Sylvia Ann Hewlett, an economist and founder of the Center for Talent Innovation, said her organization's data shows that women in technology, in particular, often opt to leave to avoid “frat-boy cultures.” She added, “If we were able to change that and make them more inclusive and not so predatory toward women, women would not just stick it out — they would be much more ambitious.”
But she and others warn about the potential “collateral damage” of the #MeToo movement, in which senior executive men could cut women out of social events, one-on-one dinners and informal after-work mentoring out of fear that they could say or do the wrong thing. Before the story about the Harvey Weinstein scandal broke, Hewlett's research found that 64 percent of men were already hesitant to meet one-on-one with female co-workers, because they were fearful of the encounter being misconstrued.

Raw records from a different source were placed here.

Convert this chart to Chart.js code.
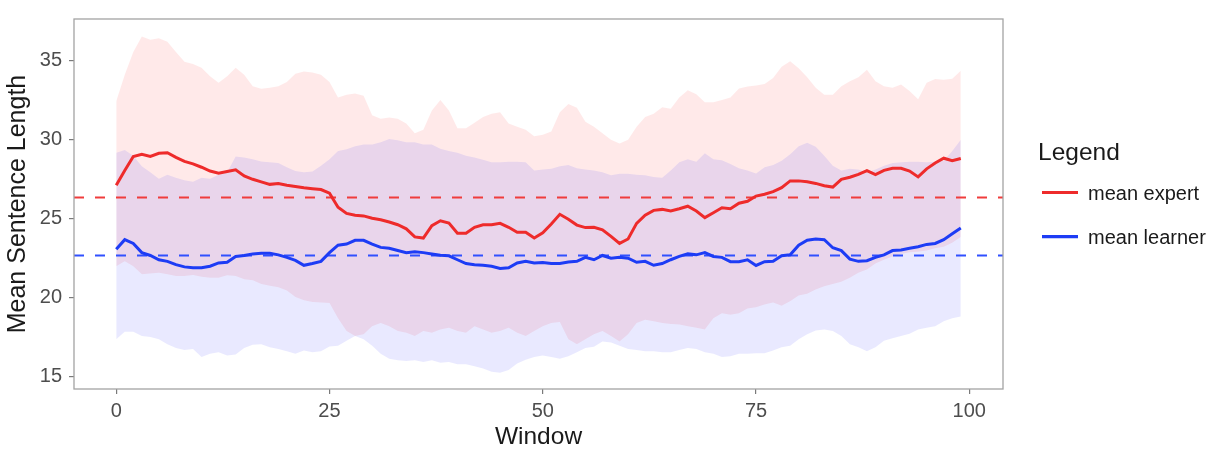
<!DOCTYPE html>
<html>
<head>
<meta charset="utf-8">
<script src="https://cdn.jsdelivr.net/npm/chart.js@4/dist/chart.umd.min.js"></script>
<style>
  html, body { margin: 0; padding: 0; background: #ffffff; }
  #wrap { position: relative; width: 1217px; height: 452px; }
</style>
</head>
<body>
<div id="wrap"><canvas id="c"></canvas></div>
<script>
// ---------- data ----------
const windows = [0,1,2,3,4,5,6,7,8,9,10,11,12,13,14,15,16,17,18,19,20,21,22,23,24,25,26,27,28,29,30,31,32,33,34,35,36,37,38,39,40,41,42,43,44,45,46,47,48,49,50,51,52,53,54,55,56,57,58,59,60,61,62,63,64,65,66,67,68,69,70,71,72,73,74,75,76,77,78,79,80,81,82,83,84,85,86,87,88,89,90,91,92,93,94,95,96,97,98,99];

const expertMean = [27.11,28.04,28.92,29.06,28.92,29.12,29.16,28.86,28.61,28.45,28.24,28.0,27.87,27.97,28.08,27.69,27.48,27.32,27.16,27.22,27.11,27.03,26.95,26.89,26.83,26.6,25.72,25.33,25.21,25.17,25.02,24.92,24.78,24.61,24.35,23.84,23.77,24.55,24.86,24.72,24.08,24.08,24.45,24.61,24.61,24.7,24.45,24.14,24.14,23.77,24.1,24.66,25.27,24.96,24.59,24.43,24.45,24.29,23.88,23.43,23.71,24.7,25.21,25.52,25.58,25.48,25.62,25.78,25.48,25.06,25.37,25.68,25.62,25.97,26.09,26.42,26.54,26.7,26.95,27.38,27.38,27.32,27.22,27.07,26.99,27.48,27.61,27.79,28.02,27.77,28.04,28.18,28.18,28.0,27.63,28.14,28.51,28.81,28.65,28.79];

const expertUpper = [32.4,34.08,35.51,36.5,36.29,36.38,36.17,35.51,34.9,34.76,34.53,33.98,33.57,33.98,34.53,34.08,33.36,33.2,33.26,33.36,33.63,34.14,34.28,34.22,34.08,33.62,32.65,32.81,32.89,32.75,31.52,31.31,31.38,31.31,31.01,30.39,30.6,31.83,32.48,31.83,30.7,30.7,31.05,31.42,31.62,31.72,31.01,30.8,30.6,30.19,30.3,30.5,31.72,32.24,31.99,31.11,30.8,30.39,29.98,29.74,29.98,30.8,31.42,31.62,32.03,31.93,32.65,33.1,32.85,32.34,32.34,32.48,32.65,33.22,33.34,33.4,33.5,33.87,34.59,34.94,34.49,33.92,33.26,32.81,32.81,33.36,33.67,33.92,34.39,33.67,33.36,33.26,33.47,33.06,32.54,33.57,33.81,33.77,33.83,34.33];

const expertLower = [21.99,22.3,21.99,21.48,21.54,21.58,21.48,21.38,21.38,21.44,21.32,21.27,21.27,21.42,21.38,21.17,21.11,20.87,20.76,20.66,20.46,20.05,19.84,19.74,19.7,19.67,18.71,17.9,17.59,17.69,18.2,18.41,18.2,17.9,17.79,17.59,17.9,17.79,18.0,18.1,17.9,17.79,18.2,18.0,17.79,17.9,18.1,17.79,17.59,17.9,18.2,18.41,18.47,17.38,17.07,17.38,17.69,17.9,17.59,17.24,17.69,18.41,18.61,18.51,18.41,18.35,18.31,18.2,18.1,18.0,18.71,19.02,18.92,19.02,19.33,19.4,19.58,19.7,19.5,19.78,20.15,20.25,20.52,20.72,20.87,21.01,21.27,21.58,21.79,22.16,22.4,22.61,22.77,22.87,22.91,22.98,23.12,23.22,23.47,23.84];

const learnerMean = [23.06,23.67,23.43,22.85,22.67,22.4,22.3,22.09,21.95,21.89,21.89,21.99,22.2,22.24,22.61,22.67,22.77,22.81,22.81,22.71,22.55,22.36,22.05,22.16,22.3,22.85,23.32,23.39,23.63,23.63,23.39,23.18,23.12,22.98,22.85,22.91,22.85,22.77,22.69,22.65,22.4,22.16,22.09,22.05,21.99,21.85,21.89,22.2,22.3,22.2,22.22,22.16,22.16,22.26,22.3,22.55,22.4,22.67,22.5,22.55,22.5,22.24,22.3,22.05,22.16,22.4,22.61,22.77,22.71,22.85,22.61,22.55,22.28,22.28,22.4,22.04,22.28,22.3,22.65,22.71,23.32,23.63,23.71,23.67,23.16,22.98,22.44,22.3,22.34,22.55,22.71,22.98,23.02,23.12,23.22,23.37,23.43,23.67,24.04,24.41];

const learnerUpper = [29.16,29.33,28.96,28.3,27.93,27.52,27.77,27.57,27.42,27.32,27.57,27.52,27.77,27.93,28.92,28.86,28.75,28.61,28.55,28.51,28.24,28.0,27.93,27.97,28.34,28.75,29.27,29.37,29.57,29.68,29.68,29.82,30.02,29.94,29.82,29.82,29.68,29.68,29.41,29.27,29.16,28.96,28.86,28.71,28.55,28.55,28.59,28.59,28.55,28.04,28.1,28.14,28.3,28.38,28.18,28.1,28.04,27.93,27.73,27.83,27.83,27.77,27.73,27.63,27.57,28.04,28.55,28.75,28.59,29.12,28.75,28.69,28.45,28.18,28.04,27.85,28.24,28.38,28.65,29.06,29.57,29.78,29.53,28.96,28.34,28.04,28.14,28.1,27.93,28.1,28.34,28.51,28.55,28.59,28.59,28.55,28.59,28.65,29.27,29.98];

const learnerLower = [17.38,17.85,17.85,17.59,17.53,17.38,17.07,16.83,16.71,16.77,16.26,16.46,16.56,16.36,16.42,16.83,17.03,17.07,16.87,16.77,16.63,16.46,16.67,16.56,16.63,16.92,16.97,17.28,17.59,17.38,16.97,16.46,16.15,16.05,16.01,16.05,15.95,16.05,15.89,15.95,15.8,15.8,15.68,15.54,15.33,15.27,15.44,15.85,16.09,16.26,16.36,16.26,16.15,16.3,16.56,16.83,16.91,17.24,17.18,16.97,16.77,16.71,16.63,16.63,16.56,16.56,16.71,16.83,16.77,16.56,16.46,16.26,16.3,16.46,16.46,16.5,16.5,16.67,16.87,16.97,17.38,17.69,17.94,18.0,17.9,17.59,17.07,16.87,16.63,16.87,17.28,17.44,17.59,17.73,18.0,18.1,18.2,18.51,18.71,18.82];

const expertOverall = 26.33;
const learnerOverall = 22.67;

const xTicks = [0, 25, 50, 75, 100];
const yTicks = [15, 20, 25, 30, 35];
const legendLabels = ['mean expert', 'mean learner'];

// ---------- styling ----------
const X_MIN = -4.95, X_MAX = 103.95;
const Y_MIN = 14.24, Y_MAX = 37.6;
const RED = '#ee2b2b';
const BLUE = '#1d3cf5';
const RED_FILL = 'rgba(255,0,0,0.085)';
const BLUE_FILL = 'rgba(0,0,255,0.085)';
const FONT = "'Liberation Sans', Arial, Helvetica, sans-serif";

const pts = ys => windows.map((w, i) => ({ x: w, y: ys[i] }));
const hline = v => [{ x: X_MIN, y: v }, { x: X_MAX, y: v }];

const frame = {
  id: 'frame',
  afterDatasetsDraw(chart) {
    const { ctx, chartArea: a } = chart;
    ctx.save();
    ctx.strokeStyle = '#a3a3a3';
    ctx.lineWidth = 1.3;
    ctx.strokeRect(a.left, a.top, a.right - a.left, a.bottom - a.top);
    ctx.restore();
  }
};

const sideLegend = {
  id: 'sideLegend',
  afterDraw(chart) {
    const { ctx, chartArea: a } = chart;
    const x0 = a.right + 35;
    ctx.save();
    ctx.fillStyle = '#1a1a1a';
    ctx.font = '24.5px ' + FONT;
    ctx.textBaseline = 'alphabetic';
    ctx.fillText('Legend', x0, 160);
    const cols = [RED, BLUE];
    const ys = [192.5, 236.7];
    ctx.font = '20px ' + FONT;
    legendLabels.forEach((lab, i) => {
      ctx.strokeStyle = cols[i];
      ctx.lineWidth = 3.2;
      ctx.beginPath();
      ctx.moveTo(x0 + 4, ys[i]);
      ctx.lineTo(x0 + 40, ys[i]);
      ctx.stroke();
      ctx.fillStyle = '#1a1a1a';
      ctx.fillText(lab, x0 + 50, ys[i] + 7);
    });
    ctx.restore();
  }
};

const ribbon = (data, color, order) => ({
  data: pts(data), borderWidth: 0, borderColor: 'rgba(0,0,0,0)',
  backgroundColor: color, pointRadius: 0, tension: 0, order
});

new Chart(document.getElementById('c'), {
  type: 'line',
  data: {
    datasets: [
      { label: 'mean expert', data: pts(expertMean), borderColor: RED, borderWidth: 3, pointRadius: 0, tension: 0, fill: false, order: 0 },
      { label: 'mean learner', data: pts(learnerMean), borderColor: BLUE, borderWidth: 3, pointRadius: 0, tension: 0, fill: false, order: 1 },
      Object.assign(ribbon(expertUpper, RED_FILL, 5), { fill: '+1' }),
      Object.assign(ribbon(expertLower, RED_FILL, 5), { fill: false }),
      Object.assign(ribbon(learnerUpper, BLUE_FILL, 4), { fill: '+1' }),
      Object.assign(ribbon(learnerLower, BLUE_FILL, 4), { fill: false }),
      { data: hline(expertOverall), borderColor: '#f03c3c', borderWidth: 2, borderDash: [10, 11], pointRadius: 0, fill: false, order: 2 },
      { data: hline(learnerOverall), borderColor: '#3050ff', borderWidth: 2, borderDash: [10, 11], pointRadius: 0, fill: false, order: 2 }
    ]
  },
  options: {
    responsive: true,
    maintainAspectRatio: false,
    animation: false,
    events: [],
    layout: { padding: { left: 0, right: 214, top: 9, bottom: 0 } },
    plugins: { legend: { display: false }, tooltip: { enabled: false } },
    scales: {
      x: {
        type: 'linear', min: X_MIN, max: X_MAX,
        afterBuildTicks: s => { s.ticks = xTicks.map(v => ({ value: v })); },
        afterFit: s => { s.height = 63; },
        grid: { display: true, drawOnChartArea: false, drawTicks: true, tickLength: 5, color: '#7a7a7a', lineWidth: 1.2 },
        border: { display: false },
        ticks: { color: '#4d4d4d', font: { family: FONT, size: 20 }, padding: 5, maxRotation: 0 },
        title: { display: true, text: 'Window', color: '#1a1a1a', font: { family: FONT, size: 24.5 }, padding: { top: 0, bottom: 0 } }
      },
      y: {
        type: 'linear', min: Y_MIN, max: Y_MAX,
        afterBuildTicks: s => { s.ticks = yTicks.map(v => ({ value: v })); },
        afterFit: s => { s.width = 74; },
        grid: { display: true, drawOnChartArea: false, drawTicks: true, tickLength: 5, color: '#7a7a7a', lineWidth: 1.2 },
        border: { display: false },
        ticks: { color: '#4d4d4d', font: { family: FONT, size: 20 }, padding: 7 },
        title: { display: true, text: 'Mean Sentence Length', color: '#1a1a1a', font: { family: FONT, size: 25 }, padding: { top: 3.5, bottom: 0 } }
      }
    }
  },
  plugins: [frame, sideLegend]
});
</script>
</body>
</html>
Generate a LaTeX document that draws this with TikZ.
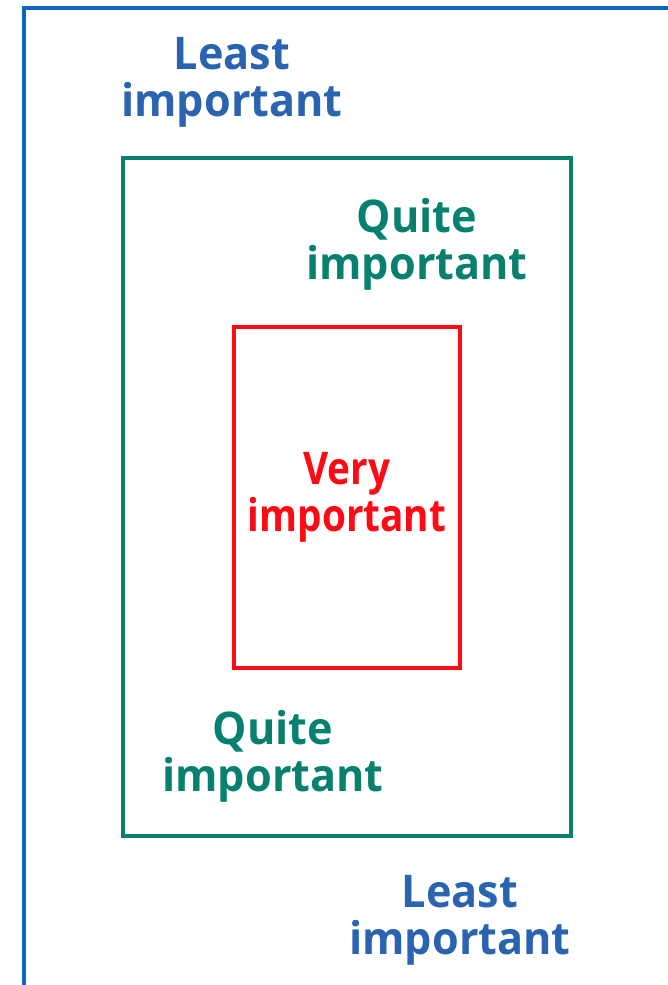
\documentclass[tikz,border=0pt]{standalone}
\usepackage{fontspec}
\setmainfont{Open Sans}
\newfontfamily\lblfont[FakeStretch=0.96]{Open Sans}
\newfontfamily\narrowlblfont[FakeStretch=0.86]{Open Sans}
\definecolor{blueline}{HTML}{0A66C2}
\definecolor{bluetext}{HTML}{2A63B0}
\definecolor{greenc}{HTML}{08806F}
\definecolor{redc}{HTML}{FF0A14}
\begin{document}
\begin{tikzpicture}[x=1pt,y=-1pt,
  lbl/.style={font=\lblfont\fontsize{45}{47}\selectfont\bfseries, align=center, inner sep=0pt, anchor=north},
  narrowlbl/.style={lbl, font=\narrowlblfont\fontsize{45}{47}\selectfont\bfseries},
  frame/.style={line width=4pt}]
\useasboundingbox (0,0) rectangle (668,985);
\clip (0,0) rectangle (668,985);
\draw[frame, blueline] (24,8) rectangle (720,1040);
\draw[frame, greenc] (123,158) rectangle (571,836);
\draw[frame, redc] (234,327) rectangle (460,668);
\node[lbl, bluetext] (least1) at (232,37) {Least\\important};
\node[lbl, greenc] (quite1) at (417,198) {Quite\\important};
\node[narrowlbl, redc] (very) at (347,452) {Very\\important};
\node[lbl, greenc] (quite2) at (273,710) {Quite\\important};
\node[lbl, bluetext] (least2) at (460,875) {Least\\important};
\end{tikzpicture}
\end{document}
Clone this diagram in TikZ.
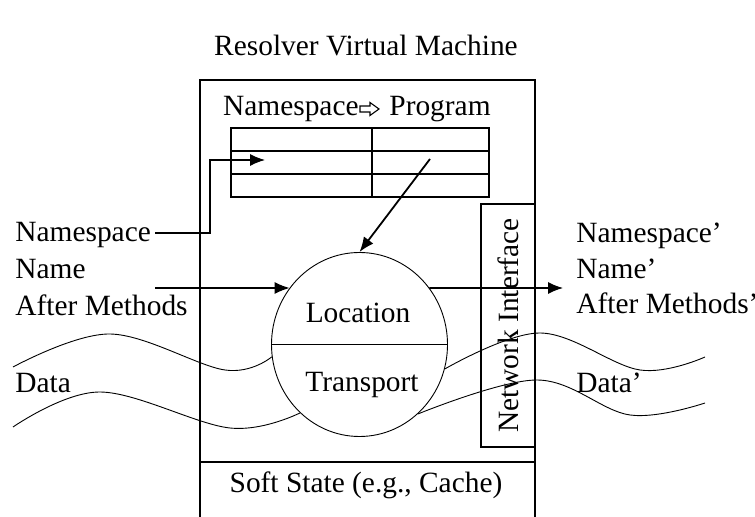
\documentclass[tikz,border=0pt]{standalone}
\usepackage{fontspec}
\setmainfont{Liberation Serif}
\usetikzlibrary{shapes,arrows.meta,positioning,calc}

\begin{document}
\begin{tikzpicture}[x=0.5pt, y=-0.5pt]
  \tikzstyle{txt}=[font=\fontsize{14.7}{17}\selectfont, inner sep=0]
  \tikzstyle{box}=[draw, line width=0.6pt]
  \tikzstyle{arr}=[line width=0.6pt, -{Latex[length=7.5pt,width=6pt]}]
  \tikzstyle{wave}=[line width=0.45pt]

  \useasboundingbox (0,0) rectangle (755,517);

  % Virtual machine frame
  \node[txt, anchor=base] (title) at (366,56) {Resolver Virtual Machine};
  \draw[line width=0.6pt] (200,517) |- (535,80) -- (535,517);
  \draw[line width=0.6pt] (200,462) -- (535,462);
  \node[txt, anchor=base] (soft) at (366,493) {Soft State (e.g., Cache)};

  % Namespace -> Program table
  \node[txt, anchor=base east] (nsHead) at (359,116) {Namespace};
  \draw[line width=0.55pt, line join=miter] (360,106) -- (370,106) -- (370,102.5) -- (379,109)
    -- (370,115.5) -- (370,112) -- (360,112) -- cycle;
  \node[txt, anchor=base west] (progHead) at (389,116) {Program};
  \node[box, inner sep=0, minimum width=129pt, minimum height=34.5pt] (tbl) at (360,162.5) {};
  \draw[line width=0.6pt] (231,151) -- (489,151);
  \draw[line width=0.6pt] (231,174) -- (489,174);
  \draw[line width=0.6pt] (372,128) -- (372,197);

  % Location / Transport
  \node[ellipse, draw, line width=0.45pt, inner sep=0, minimum width=88pt,
        minimum height=92pt] (circ) at (359.5,344.5) {};
  \draw[line width=0.6pt] (circ.west) -- (circ.east);
  \node[txt, anchor=base] (loc) at (358,323) {Location};
  \node[txt, anchor=base] (trans) at (362,392) {Transport};

  % Network interface
  \node[box, txt, rotate=90, minimum width=121.5pt, minimum height=27pt] (ni) at (508,325.5) {Network Interface};

  % Inputs
  \node[txt, anchor=base west] (nsL) at (15,242) {Namespace};
  \node[txt, anchor=base west] (nameL) at (15,279) {Name};
  \node[txt, anchor=base west] (methL) at (15,316) {After Methods};
  \node[txt, anchor=base west] (dataL) at (15,393) {Data};

  % Outputs
  \node[txt, anchor=base west] (nsR) at (576,243) {Namespace'};
  \node[txt, anchor=base west] (nameR) at (576,279) {Name'};
  \node[txt, anchor=base west] (methR) at (576,314) {After Methods'};
  \node[txt, anchor=base west] (dataR) at (576,393) {Data'};

  % Connectors
  \coordinate (nsIn) at (155,233);
  \coordinate (rowIn) at (265,160);
  \coordinate (nameIn) at (155,288);
  \coordinate (nameOut) at (563,288);
  \coordinate (progOut) at (430,159);
  \draw[arr] (nsIn) -- ++(55,0) |- (rowIn);
  \draw[arr] (nameIn) -- (nameIn -| circ.141);
  \draw[arr] (circ.39) -- (nameOut -| circ.39) -- (nameOut);
  \draw[arr, line width=0.9pt] (progOut) -- (circ.north);

  % Data waves
  \draw[wave] plot[smooth, tension=0.6] coordinates {(13,367) (110,334) (225,370) (circ.188.8)};
  \draw[wave] plot[smooth, tension=0.6] coordinates {(13,427) (100,392) (230,428) (circ.229.4)};
  \draw[wave] plot[smooth, tension=0.6] coordinates {(circ.344.6) (540,333) (640,370) (705,357)};
  \draw[wave] plot[smooth, tension=0.6] coordinates {(circ.310.6) (537,380) (630,415) (705,403)};
\end{tikzpicture}
\end{document}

That figure could be even higher now. Human resources executives are reporting that they're seeing evidence of more-cautious men. Brian Kropp, who leads the HR consulting practice at CEB, said that issue has come up in 10 to 15 percent of the conversations he's had with HR executives over the past month.
“Some men — while a minority, certainly — are so concerned that something could happen that they’re reacting by not engaging women in the informal part of work where you’re mentoring people,” Kropp said.
When that happens, it creates a particular hurdle for women trying to be promoted into more senior roles. At the higher ranks of an organization, it's critical for women to have not only a mentor but also someone Hewlett and others call a “sponsor,” or a higher-ranking, more-powerful executive who not only offers advice but also actively advocates for a junior employee's career.
“No one is going to get from the middle to the top unless there are people willing to speak up for them behind closed doors,” Hewlett said.
But doing that requires more risk — speaking up on behalf of the wrong junior executive can be damaging. That's why senior executives willing to speak up on someone else's behalf need to develop the kind of trust and understanding that's typically created in social and informal settings — not in office meetings.
“You’re not about to go out on a limb for someone if, really, they’re looking for another job,” Hewlett said.
Another risk is that organizations promote women because they have a cultural problem that needs fixing and then expect them to do all the work.
“In all jobs, women do more of these service roles,” such as ending up on diversity committees, said Stefanie Johnson, a management professor at the University of Colorado at Boulder. “They call it organizational housekeeping.”
If that happens, playing the role of culture police puts women in a particular bind, setting them up for the risk of failure once they reach those leadership roles. As New York magazine writer Rebecca Traister put it in a recent piece, “as designated guardians, entrusted — whether as colleagues or wives — with policing men’s bad behaviors, [women] will get dinged for complicity if they don’t police it vigilantly enough, and risk being cast as castrating villainesses if they issue sentence.”
To help ensure men continue acting as sponsors for more-junior women, Hewlett suggested more communication and more accountability. One option is requiring senior managers to sponsor junior executives who don't look just like them. Also important, Hewlett said, is for companies to be clear with executives about the places and times where informal work meetings are appropriate, so there's no question about whether a meal at a restaurant would set off alarm bells.
Also critical: Make sure that both men and women are expected to “sponsor” other employees. Catalyst's research shows that women face a double bind in which they don't get credit for supporting other workers but get penalized if they don't. Men, meanwhile, get praised if they do take extra time to help colleagues but face no repercussions if they skip it.
Such steps could guard against what some see as the possible — if not inevitable — backlash. Sandberg warned about it in her post, writing that “the percentage of men who will be afraid to be alone with a female colleague has to be sky high right now” and suggesting that whether men “take all your direct reports out to dinner or none of them, the key is to give men and women equal opportunities to succeed.”
Others, too, fear a backlash — or a chilling effect.
“I hate to say that, because I want to be more positive and optimistic, but this is about power and men's dominant place in society,” Johnson said. “And I think when people feel threatened, an obvious response is to push back.”